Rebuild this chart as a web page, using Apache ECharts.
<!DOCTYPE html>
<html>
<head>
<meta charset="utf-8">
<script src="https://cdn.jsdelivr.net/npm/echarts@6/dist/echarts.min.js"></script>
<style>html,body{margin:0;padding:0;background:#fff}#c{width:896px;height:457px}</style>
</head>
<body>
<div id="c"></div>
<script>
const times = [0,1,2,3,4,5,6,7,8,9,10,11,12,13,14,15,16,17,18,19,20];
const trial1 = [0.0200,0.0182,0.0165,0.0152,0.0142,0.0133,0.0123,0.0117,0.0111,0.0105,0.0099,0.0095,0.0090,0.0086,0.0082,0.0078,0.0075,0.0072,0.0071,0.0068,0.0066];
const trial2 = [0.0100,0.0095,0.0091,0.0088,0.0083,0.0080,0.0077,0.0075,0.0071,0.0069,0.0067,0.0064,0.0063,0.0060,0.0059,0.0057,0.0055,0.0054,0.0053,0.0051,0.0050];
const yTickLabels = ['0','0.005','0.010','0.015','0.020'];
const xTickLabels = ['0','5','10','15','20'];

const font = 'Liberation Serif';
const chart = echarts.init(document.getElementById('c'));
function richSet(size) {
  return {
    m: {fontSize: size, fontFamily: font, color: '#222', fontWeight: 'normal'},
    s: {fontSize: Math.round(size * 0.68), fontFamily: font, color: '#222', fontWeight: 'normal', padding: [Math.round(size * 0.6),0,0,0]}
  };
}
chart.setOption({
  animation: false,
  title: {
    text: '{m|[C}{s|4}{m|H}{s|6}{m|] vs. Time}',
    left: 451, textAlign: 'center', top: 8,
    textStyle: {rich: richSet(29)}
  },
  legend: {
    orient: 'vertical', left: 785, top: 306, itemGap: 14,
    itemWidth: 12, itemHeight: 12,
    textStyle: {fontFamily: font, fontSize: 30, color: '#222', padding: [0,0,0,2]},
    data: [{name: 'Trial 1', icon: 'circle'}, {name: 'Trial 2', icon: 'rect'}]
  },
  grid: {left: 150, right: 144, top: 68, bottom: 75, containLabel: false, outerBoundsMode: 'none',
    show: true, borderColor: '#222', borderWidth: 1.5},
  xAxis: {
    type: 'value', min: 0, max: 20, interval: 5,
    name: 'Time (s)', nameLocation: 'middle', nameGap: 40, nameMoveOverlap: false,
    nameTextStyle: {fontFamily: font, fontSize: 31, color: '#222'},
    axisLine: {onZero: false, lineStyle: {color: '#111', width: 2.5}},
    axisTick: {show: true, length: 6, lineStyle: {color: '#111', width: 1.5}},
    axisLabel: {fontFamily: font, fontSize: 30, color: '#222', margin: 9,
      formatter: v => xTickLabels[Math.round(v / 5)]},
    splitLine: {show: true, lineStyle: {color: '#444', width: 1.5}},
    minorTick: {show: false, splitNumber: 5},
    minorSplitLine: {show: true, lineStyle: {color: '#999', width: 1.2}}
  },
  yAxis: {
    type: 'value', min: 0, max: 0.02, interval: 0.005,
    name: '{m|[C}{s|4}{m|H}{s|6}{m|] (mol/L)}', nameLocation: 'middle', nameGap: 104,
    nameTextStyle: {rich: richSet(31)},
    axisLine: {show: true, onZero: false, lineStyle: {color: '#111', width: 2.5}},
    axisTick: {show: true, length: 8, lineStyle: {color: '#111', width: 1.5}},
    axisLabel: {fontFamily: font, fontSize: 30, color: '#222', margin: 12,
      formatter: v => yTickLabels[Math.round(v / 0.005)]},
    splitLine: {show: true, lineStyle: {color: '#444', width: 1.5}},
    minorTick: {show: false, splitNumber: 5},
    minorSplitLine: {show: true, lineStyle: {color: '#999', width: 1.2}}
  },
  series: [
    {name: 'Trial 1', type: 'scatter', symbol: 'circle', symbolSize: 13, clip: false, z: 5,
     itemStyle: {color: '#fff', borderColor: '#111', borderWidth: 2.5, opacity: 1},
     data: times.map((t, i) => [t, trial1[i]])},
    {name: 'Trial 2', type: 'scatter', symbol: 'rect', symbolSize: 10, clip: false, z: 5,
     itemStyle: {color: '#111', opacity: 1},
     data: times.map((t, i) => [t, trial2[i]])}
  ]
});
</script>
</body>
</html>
──────────────────────────────
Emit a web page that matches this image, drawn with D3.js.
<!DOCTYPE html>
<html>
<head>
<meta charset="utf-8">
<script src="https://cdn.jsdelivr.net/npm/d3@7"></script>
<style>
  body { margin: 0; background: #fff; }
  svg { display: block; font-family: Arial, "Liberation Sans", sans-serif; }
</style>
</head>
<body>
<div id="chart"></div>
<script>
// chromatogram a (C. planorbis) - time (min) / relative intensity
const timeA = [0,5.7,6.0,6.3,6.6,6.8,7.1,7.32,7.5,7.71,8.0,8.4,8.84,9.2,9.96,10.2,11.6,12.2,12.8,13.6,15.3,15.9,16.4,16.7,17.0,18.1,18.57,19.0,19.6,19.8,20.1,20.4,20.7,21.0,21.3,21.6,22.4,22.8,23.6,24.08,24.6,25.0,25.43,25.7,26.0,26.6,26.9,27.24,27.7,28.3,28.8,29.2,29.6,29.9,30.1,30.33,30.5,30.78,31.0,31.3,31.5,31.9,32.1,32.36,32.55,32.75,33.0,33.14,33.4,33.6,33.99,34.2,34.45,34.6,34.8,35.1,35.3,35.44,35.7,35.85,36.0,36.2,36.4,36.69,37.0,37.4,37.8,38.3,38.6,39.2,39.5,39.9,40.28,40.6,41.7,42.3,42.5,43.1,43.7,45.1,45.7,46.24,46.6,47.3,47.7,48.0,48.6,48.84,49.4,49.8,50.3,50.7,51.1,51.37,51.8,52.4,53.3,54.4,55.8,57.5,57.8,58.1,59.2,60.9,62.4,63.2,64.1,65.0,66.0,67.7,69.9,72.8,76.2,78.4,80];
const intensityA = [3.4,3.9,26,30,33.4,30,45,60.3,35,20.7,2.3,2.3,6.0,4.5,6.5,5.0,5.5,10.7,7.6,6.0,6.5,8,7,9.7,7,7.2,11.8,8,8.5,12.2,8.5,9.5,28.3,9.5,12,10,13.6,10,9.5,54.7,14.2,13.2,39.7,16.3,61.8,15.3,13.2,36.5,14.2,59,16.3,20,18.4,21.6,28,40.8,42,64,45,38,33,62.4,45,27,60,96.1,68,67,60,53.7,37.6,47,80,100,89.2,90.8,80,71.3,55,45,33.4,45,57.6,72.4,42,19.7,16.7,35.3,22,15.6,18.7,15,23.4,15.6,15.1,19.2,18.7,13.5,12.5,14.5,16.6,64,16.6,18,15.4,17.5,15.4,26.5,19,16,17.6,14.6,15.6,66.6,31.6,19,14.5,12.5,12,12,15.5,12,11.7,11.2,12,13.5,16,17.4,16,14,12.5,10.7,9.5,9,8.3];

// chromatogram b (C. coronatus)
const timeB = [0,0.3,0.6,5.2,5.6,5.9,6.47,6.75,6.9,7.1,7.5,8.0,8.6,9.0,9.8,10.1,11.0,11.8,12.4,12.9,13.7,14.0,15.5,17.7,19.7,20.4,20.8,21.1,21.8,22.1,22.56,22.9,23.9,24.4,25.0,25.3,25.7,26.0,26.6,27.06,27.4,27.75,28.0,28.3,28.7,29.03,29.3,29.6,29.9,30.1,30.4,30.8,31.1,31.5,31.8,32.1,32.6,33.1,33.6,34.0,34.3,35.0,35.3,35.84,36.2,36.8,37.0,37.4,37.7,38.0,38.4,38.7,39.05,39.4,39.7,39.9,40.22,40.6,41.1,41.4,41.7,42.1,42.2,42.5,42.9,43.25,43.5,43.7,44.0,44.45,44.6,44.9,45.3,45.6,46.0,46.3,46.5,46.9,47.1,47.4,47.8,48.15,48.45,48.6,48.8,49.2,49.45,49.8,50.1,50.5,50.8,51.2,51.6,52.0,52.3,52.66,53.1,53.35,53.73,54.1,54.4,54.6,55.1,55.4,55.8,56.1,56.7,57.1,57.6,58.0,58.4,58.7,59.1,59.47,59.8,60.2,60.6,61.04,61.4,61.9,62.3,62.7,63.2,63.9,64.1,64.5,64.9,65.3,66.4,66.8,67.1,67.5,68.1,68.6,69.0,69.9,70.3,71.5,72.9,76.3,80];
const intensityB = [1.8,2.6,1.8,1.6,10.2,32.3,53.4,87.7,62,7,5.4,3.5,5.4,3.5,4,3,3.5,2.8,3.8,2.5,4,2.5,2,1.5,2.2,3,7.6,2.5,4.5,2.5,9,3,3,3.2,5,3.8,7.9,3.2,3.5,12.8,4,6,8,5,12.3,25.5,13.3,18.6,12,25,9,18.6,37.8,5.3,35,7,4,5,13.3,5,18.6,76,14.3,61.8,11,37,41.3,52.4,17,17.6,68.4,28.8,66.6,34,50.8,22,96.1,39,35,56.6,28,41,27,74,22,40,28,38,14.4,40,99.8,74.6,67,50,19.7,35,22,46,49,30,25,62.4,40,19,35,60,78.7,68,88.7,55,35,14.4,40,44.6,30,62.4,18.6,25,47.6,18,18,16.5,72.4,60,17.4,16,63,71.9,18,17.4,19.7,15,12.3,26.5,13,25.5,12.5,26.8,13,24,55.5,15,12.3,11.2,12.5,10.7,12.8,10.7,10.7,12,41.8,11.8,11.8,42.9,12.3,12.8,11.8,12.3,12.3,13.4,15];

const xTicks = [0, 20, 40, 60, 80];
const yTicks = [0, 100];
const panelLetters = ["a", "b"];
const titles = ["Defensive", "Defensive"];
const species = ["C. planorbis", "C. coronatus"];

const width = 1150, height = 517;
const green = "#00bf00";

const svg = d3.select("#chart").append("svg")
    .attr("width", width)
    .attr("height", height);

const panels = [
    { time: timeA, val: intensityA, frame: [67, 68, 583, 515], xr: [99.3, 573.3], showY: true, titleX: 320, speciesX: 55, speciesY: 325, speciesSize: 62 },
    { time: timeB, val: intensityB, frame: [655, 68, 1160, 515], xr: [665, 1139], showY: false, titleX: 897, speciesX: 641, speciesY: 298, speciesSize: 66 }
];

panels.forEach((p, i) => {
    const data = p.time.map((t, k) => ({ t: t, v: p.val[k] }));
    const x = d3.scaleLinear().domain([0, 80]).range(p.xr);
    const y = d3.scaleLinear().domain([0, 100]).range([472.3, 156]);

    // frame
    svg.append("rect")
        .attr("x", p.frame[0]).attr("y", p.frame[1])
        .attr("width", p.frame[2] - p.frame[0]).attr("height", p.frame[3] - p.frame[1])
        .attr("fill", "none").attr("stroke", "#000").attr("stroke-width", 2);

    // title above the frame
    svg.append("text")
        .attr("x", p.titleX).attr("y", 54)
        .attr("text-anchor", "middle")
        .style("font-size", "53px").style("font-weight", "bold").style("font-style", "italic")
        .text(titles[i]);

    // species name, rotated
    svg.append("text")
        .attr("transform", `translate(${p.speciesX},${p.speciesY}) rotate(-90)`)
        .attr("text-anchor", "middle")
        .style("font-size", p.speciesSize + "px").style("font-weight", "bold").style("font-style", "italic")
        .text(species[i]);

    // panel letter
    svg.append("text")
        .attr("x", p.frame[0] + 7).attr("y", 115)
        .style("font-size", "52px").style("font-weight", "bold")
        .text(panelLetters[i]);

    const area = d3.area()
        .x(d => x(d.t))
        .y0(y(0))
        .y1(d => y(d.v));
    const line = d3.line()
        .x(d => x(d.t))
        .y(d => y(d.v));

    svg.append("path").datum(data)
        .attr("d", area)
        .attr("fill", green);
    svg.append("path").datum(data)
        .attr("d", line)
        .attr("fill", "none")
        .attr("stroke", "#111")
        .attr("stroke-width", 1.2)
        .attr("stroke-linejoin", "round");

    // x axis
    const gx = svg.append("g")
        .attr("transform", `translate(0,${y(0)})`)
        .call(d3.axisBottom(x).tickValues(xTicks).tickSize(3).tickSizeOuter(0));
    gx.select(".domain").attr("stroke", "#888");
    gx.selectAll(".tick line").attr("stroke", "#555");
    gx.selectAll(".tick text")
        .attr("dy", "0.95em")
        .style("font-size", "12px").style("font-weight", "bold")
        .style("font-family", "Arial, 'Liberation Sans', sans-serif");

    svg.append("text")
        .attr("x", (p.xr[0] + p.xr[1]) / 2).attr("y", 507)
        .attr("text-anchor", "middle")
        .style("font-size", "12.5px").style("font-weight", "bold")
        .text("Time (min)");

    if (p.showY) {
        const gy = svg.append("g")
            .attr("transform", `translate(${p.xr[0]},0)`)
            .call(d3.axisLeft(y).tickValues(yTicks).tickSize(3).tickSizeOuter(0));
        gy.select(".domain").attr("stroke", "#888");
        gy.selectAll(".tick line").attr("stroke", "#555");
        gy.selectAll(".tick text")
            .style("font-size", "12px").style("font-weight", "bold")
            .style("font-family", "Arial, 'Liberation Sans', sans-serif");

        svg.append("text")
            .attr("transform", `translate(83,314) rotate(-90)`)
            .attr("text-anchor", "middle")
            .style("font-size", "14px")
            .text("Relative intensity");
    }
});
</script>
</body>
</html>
──────────────────────────────
▶ **TASK DETAILS**:
Quote word for word every line from the one that has "Rebuild this chart" through the one that has "const xTickLabels = ['0','5','10','15','20'];".

▶ **THE COMPLETED TASK**:
Rebuild this chart as a web page, using Apache ECharts.
<!DOCTYPE html>
<html>
<head>
<meta charset="utf-8">
<script src="https://cdn.jsdelivr.net/npm/echarts@6/dist/echarts.min.js"></script>
<style>html,body{margin:0;padding:0;background:#fff}#c{width:896px;height:457px}</style>
</head>
<body>
<div id="c"></div>
<script>
const times = [0,1,2,3,4,5,6,7,8,9,10,11,12,13,14,15,16,17,18,19,20];
const trial1 = [0.0200,0.0182,0.0165,0.0152,0.0142,0.0133,0.0123,0.0117,0.0111,0.0105,0.0099,0.0095,0.0090,0.0086,0.0082,0.0078,0.0075,0.0072,0.0071,0.0068,0.0066];
const trial2 = [0.0100,0.0095,0.0091,0.0088,0.0083,0.0080,0.0077,0.0075,0.0071,0.0069,0.0067,0.0064,0.0063,0.0060,0.0059,0.0057,0.0055,0.0054,0.0053,0.0051,0.0050];
const yTickLabels = ['0','0.005','0.010','0.015','0.020'];
const xTickLabels = ['0','5','10','15','20'];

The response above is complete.